Why was I walking on the road? And not on the sidewalk. Because years ago, when I was younger and possibly, fairer, I had tripped and strained a muscle on my right toe, all while walking on the sidewalk. And not on the road. Was it the left toe? I can't remember. But the pain had stayed for years. Vanishing at times for weeks and then reappearing for months. Some doctor suggested I take an injection in the cartilage. I imagined the pain was psychosomatic.
But I lost my confidence on the sidewalk forever. I prefer the road. Even if it feels like buses would run you over. Or autorickshaws would graze past your shoulder. It doesn't matter. You can always duck.
Also walking is my meditation. I am always lost in thought. And more so while walking. And the sidewalk has those bumps and semi circular iron rods, or arcs sticking out from them, probably to pick up the covers off the manholes. The sidewalk mostly runs over drains. And I tripped over on one of those thingies. I still do.
I never grow up, do I ? So I prefer the road. Like very much.
Your ovaries probably have a cyst. Or a couple of them. The shooting midnight jabs of pain you feel below the abdomen. Yeah, that. Cyst they say. Very common. Oh you would feel rather left out if you don't have one of those.
Or it could be the bloody appendix. All that oil and ajinomoto and refined flour is going to show up someday. Because sometimes that jab of pain is toward the right. Sometimes, the left. You can never be sure what is wrong with you. You can sit and brood. And get a few scans done. But nothing ever shows up.
No concrete sign of illness. But you know not all is well. There is something wrong with some organ. Something is unhinging somewhere. Somewhere the blood is choking. But you can't ever know what. You live in pain. Dreading a malaise, but too shy to confess.
Then there's the head. The brain. The channels and tubes that connect the eyes, the nose, the ears and throat. Something is definitely up with that. There is a casual pain in there somewhere always. There is migraine, the unforgiving friend of everywoman. Or spondylitis.
Enough of pills have been swallowed over months. Strips and boxes of them, yellow, red, white and off white, oval, circular, tubular, have been downed with tiny sips of water. Before and after meals. With neatly memorised instructions. Also blood drawn in syringes tested numerous times for lipids et al. And x-rays of heads, searches for the sinus. And so and forth.
But the pain always does come resurface. After a few days, as and when it feels like. Without warning. Without fear of retribution.
This malaise demands to be endured. And to top it all, one dreamed on a recent night that one was dead. Dreaming about one's own death. I wonder what that's called. And more than that, the realisation on waking up, That. Indeed. One. Is. Alive. What is that called?

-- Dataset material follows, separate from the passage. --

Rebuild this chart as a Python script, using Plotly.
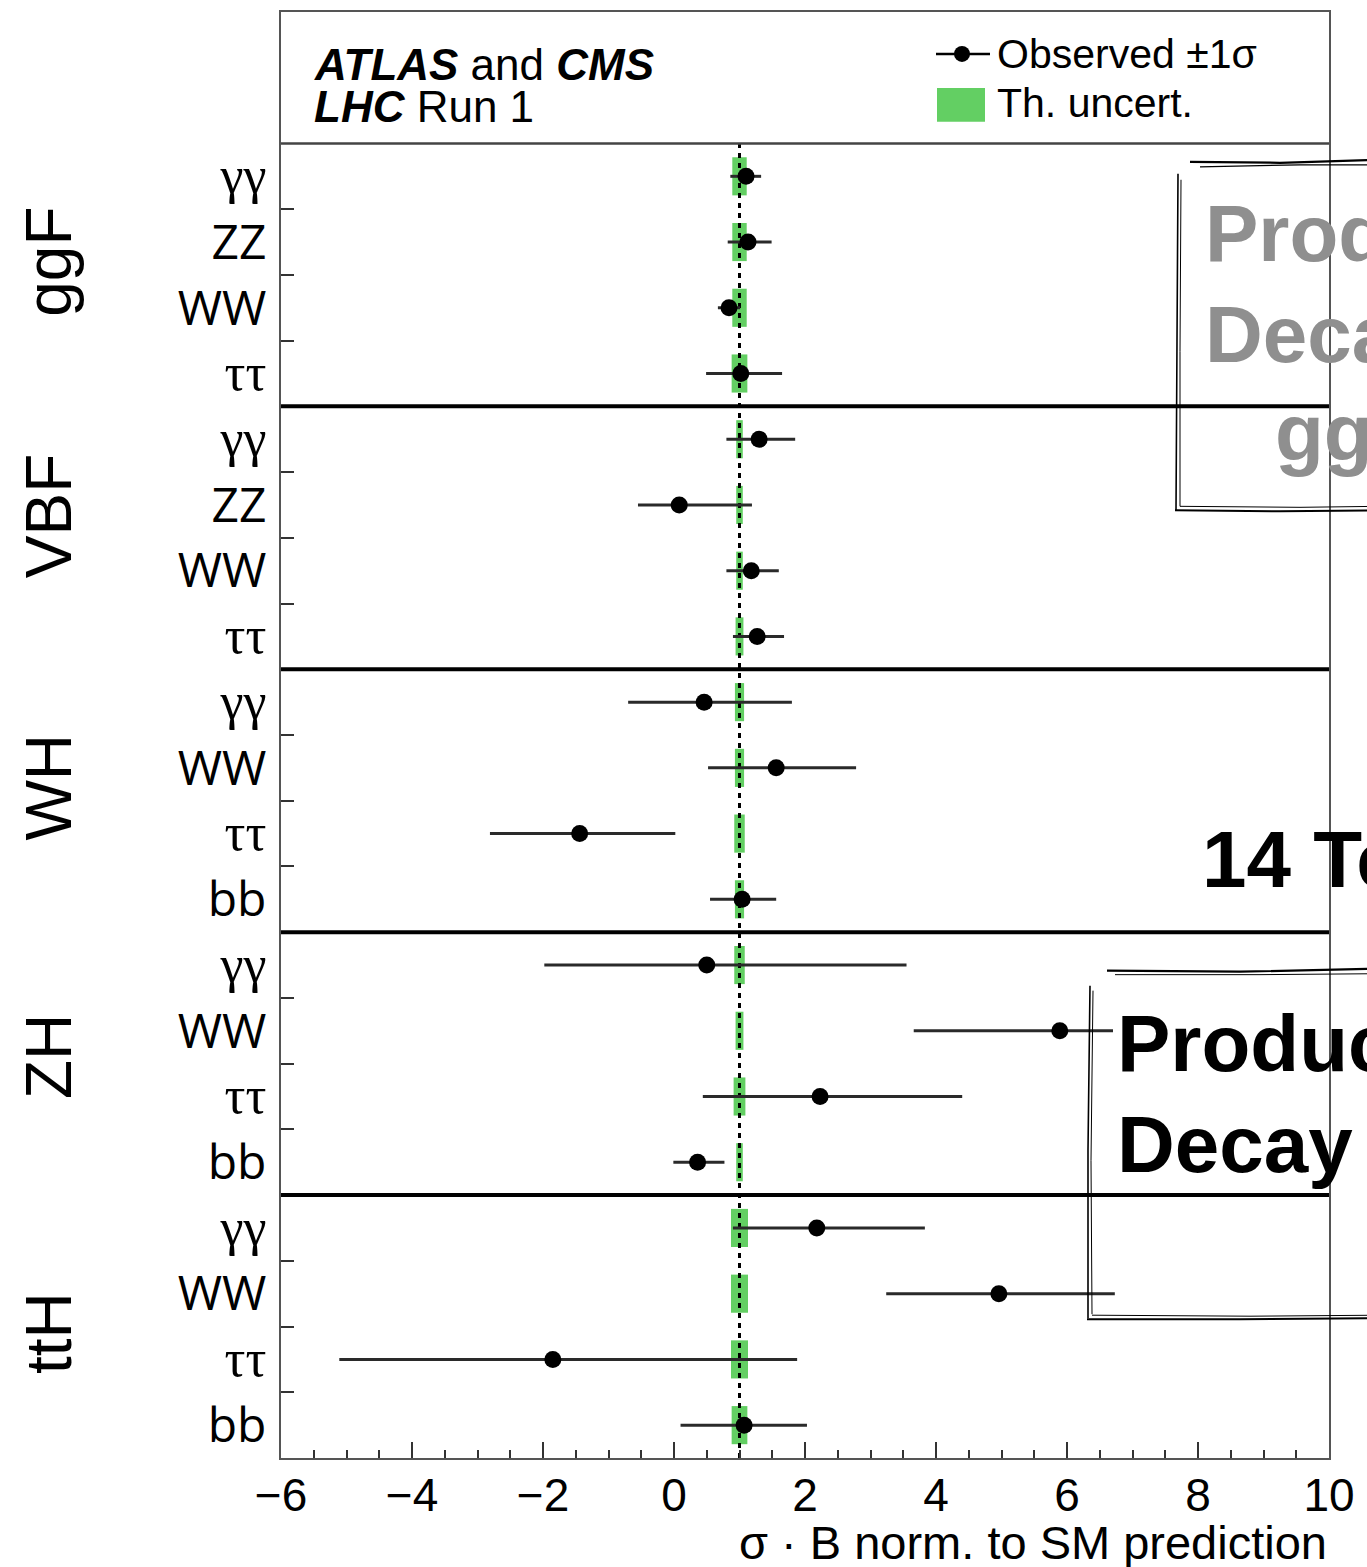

A man was wearing straight cut jeans. A man was coming out of the bank. A man got into his car and slammed the door shut. Upon seeing a girl, he retraced his steps and tried to contain the shock on his face with a stretched out smile. A girl stood in the parking lot, equally stunned if not more. What had it been, ten years? A man had been so much in love with a girl. Dire obsessive meticulous love it was. Now a man looked at the girl as if in a girl he had spotted a long extinct bird. A girl said hi and a man took out his hand from the pocket to shake hers. It was all extremely awkward. It was a sunny hot afternoon in June. A girl was out for a drink of coconut water. And a man was at the bank. The years had made a man's face plump and a girl's face bony wrinkled and dusky. A girl felt a man's sweaty palms and said, 'So hot, I wonder how much longer, the rains are going to keep us waiting.'
'Oh I met them on the way while driving down here. They definitely must get here tonite.' A girl giggled. The months and years submerged between the infinite lines on her face.